**Charts and diagrams as code**.
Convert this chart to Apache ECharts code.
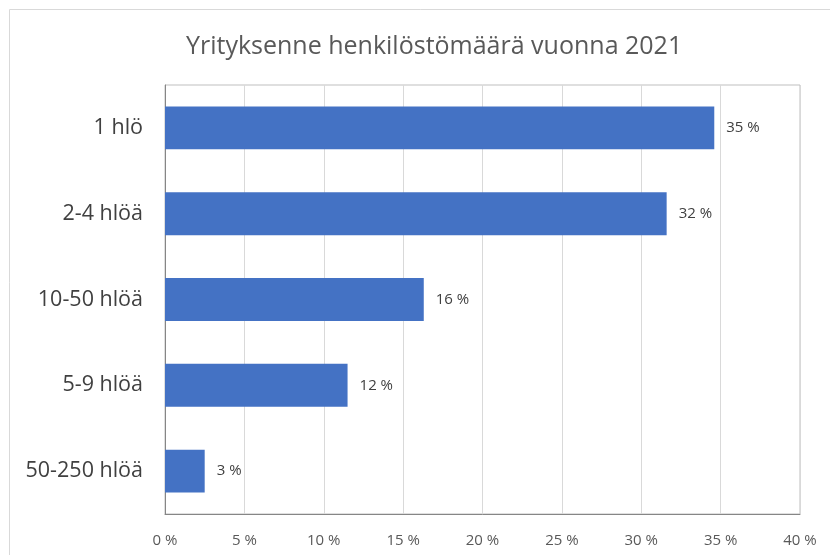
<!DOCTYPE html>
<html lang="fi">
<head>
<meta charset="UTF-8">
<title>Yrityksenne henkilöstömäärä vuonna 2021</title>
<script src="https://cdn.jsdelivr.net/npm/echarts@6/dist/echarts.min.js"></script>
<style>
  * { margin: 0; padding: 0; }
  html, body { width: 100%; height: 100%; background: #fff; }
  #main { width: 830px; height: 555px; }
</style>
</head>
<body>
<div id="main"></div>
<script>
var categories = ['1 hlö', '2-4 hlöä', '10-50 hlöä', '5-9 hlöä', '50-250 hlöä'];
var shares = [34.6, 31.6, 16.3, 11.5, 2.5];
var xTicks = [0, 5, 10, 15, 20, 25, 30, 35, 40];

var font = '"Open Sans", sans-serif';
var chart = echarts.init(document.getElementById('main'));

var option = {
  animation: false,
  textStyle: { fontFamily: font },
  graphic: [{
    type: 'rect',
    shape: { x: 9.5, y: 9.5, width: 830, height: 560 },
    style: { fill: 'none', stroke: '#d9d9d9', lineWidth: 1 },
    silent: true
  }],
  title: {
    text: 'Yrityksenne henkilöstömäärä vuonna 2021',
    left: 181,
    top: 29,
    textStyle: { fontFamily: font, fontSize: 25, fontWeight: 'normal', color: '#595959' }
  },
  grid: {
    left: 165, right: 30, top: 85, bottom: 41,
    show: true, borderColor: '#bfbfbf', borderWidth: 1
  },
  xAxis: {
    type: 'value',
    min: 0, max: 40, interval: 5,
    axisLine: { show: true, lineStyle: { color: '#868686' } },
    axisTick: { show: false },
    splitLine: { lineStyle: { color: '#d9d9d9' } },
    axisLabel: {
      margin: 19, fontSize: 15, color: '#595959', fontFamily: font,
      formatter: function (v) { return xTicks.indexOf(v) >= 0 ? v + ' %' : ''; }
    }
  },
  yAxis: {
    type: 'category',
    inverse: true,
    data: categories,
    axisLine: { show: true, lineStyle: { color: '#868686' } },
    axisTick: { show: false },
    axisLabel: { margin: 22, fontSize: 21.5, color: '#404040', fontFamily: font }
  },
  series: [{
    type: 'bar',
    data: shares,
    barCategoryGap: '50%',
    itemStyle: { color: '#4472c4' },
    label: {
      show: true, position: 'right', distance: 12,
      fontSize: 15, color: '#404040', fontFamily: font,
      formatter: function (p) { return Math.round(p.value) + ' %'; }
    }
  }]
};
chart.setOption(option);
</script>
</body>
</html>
* * *
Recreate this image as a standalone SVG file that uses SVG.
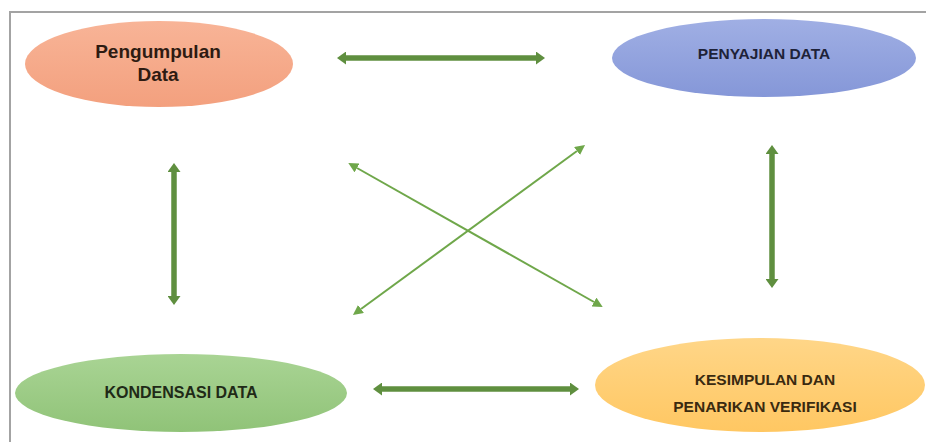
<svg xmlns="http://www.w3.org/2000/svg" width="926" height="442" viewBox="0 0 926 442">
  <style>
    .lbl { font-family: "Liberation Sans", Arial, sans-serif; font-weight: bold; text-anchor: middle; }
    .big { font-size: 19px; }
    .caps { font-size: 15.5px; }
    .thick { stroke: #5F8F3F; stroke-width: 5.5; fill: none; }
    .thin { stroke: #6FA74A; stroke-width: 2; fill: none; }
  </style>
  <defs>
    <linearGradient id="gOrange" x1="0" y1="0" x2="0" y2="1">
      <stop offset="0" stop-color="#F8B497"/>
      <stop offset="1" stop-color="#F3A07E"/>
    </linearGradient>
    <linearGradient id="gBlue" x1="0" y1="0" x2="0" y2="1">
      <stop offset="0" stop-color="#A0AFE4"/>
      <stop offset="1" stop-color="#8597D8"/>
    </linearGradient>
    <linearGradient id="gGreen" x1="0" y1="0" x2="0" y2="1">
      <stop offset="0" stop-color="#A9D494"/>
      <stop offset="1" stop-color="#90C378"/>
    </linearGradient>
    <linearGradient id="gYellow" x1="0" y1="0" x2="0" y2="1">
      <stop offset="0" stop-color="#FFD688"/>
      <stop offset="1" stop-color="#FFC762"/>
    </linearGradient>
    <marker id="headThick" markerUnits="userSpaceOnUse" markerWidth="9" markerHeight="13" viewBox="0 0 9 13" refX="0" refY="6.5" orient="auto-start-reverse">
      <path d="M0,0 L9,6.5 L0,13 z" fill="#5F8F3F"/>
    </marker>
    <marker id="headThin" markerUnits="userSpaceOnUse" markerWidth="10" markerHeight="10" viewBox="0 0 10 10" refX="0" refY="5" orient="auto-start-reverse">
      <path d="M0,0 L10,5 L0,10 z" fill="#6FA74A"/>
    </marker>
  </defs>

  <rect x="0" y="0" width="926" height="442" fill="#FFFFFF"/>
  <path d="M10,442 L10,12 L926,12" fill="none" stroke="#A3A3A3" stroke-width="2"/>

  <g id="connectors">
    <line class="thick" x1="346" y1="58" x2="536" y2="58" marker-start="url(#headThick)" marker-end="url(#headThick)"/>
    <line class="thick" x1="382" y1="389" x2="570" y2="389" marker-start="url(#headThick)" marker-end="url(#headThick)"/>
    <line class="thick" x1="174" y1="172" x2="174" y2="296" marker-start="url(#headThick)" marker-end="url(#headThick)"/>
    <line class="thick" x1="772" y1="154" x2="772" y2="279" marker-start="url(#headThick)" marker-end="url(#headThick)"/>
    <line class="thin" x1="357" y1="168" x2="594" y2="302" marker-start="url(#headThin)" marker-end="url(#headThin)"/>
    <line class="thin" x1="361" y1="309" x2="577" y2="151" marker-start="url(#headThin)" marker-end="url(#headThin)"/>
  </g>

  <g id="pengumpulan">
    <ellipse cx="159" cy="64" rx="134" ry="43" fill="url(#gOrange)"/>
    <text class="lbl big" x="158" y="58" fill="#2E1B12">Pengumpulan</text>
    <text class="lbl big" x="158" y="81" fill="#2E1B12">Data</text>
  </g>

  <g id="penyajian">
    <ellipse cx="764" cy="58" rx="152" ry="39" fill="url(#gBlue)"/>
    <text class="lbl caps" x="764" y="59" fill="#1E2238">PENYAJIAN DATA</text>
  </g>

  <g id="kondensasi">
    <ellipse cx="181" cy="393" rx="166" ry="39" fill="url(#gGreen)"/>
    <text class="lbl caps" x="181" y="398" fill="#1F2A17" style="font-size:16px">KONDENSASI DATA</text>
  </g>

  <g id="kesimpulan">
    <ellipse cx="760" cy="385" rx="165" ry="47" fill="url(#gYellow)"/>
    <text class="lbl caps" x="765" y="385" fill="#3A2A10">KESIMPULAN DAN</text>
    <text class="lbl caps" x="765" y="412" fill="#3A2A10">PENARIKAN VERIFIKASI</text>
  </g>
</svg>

**Work to be completed**. Reproduce, starting at the line containing "Convert this chart to Apache ECharts code." and stopping after the line containing "var chart = echarts.init(document.getElementById('main'));", each of those lines exactly and no others; leave pictures out.

**In response**.
Convert this chart to Apache ECharts code.
<!DOCTYPE html>
<html lang="fi">
<head>
<meta charset="UTF-8">
<title>Yrityksenne henkilöstömäärä vuonna 2021</title>
<script src="https://cdn.jsdelivr.net/npm/echarts@6/dist/echarts.min.js"></script>
<style>
  * { margin: 0; padding: 0; }
  html, body { width: 100%; height: 100%; background: #fff; }
  #main { width: 830px; height: 555px; }
</style>
</head>
<body>
<div id="main"></div>
<script>
var categories = ['1 hlö', '2-4 hlöä', '10-50 hlöä', '5-9 hlöä', '50-250 hlöä'];
var shares = [34.6, 31.6, 16.3, 11.5, 2.5];
var xTicks = [0, 5, 10, 15, 20, 25, 30, 35, 40];

var font = '"Open Sans", sans-serif';
var chart = echarts.init(document.getElementById('main'));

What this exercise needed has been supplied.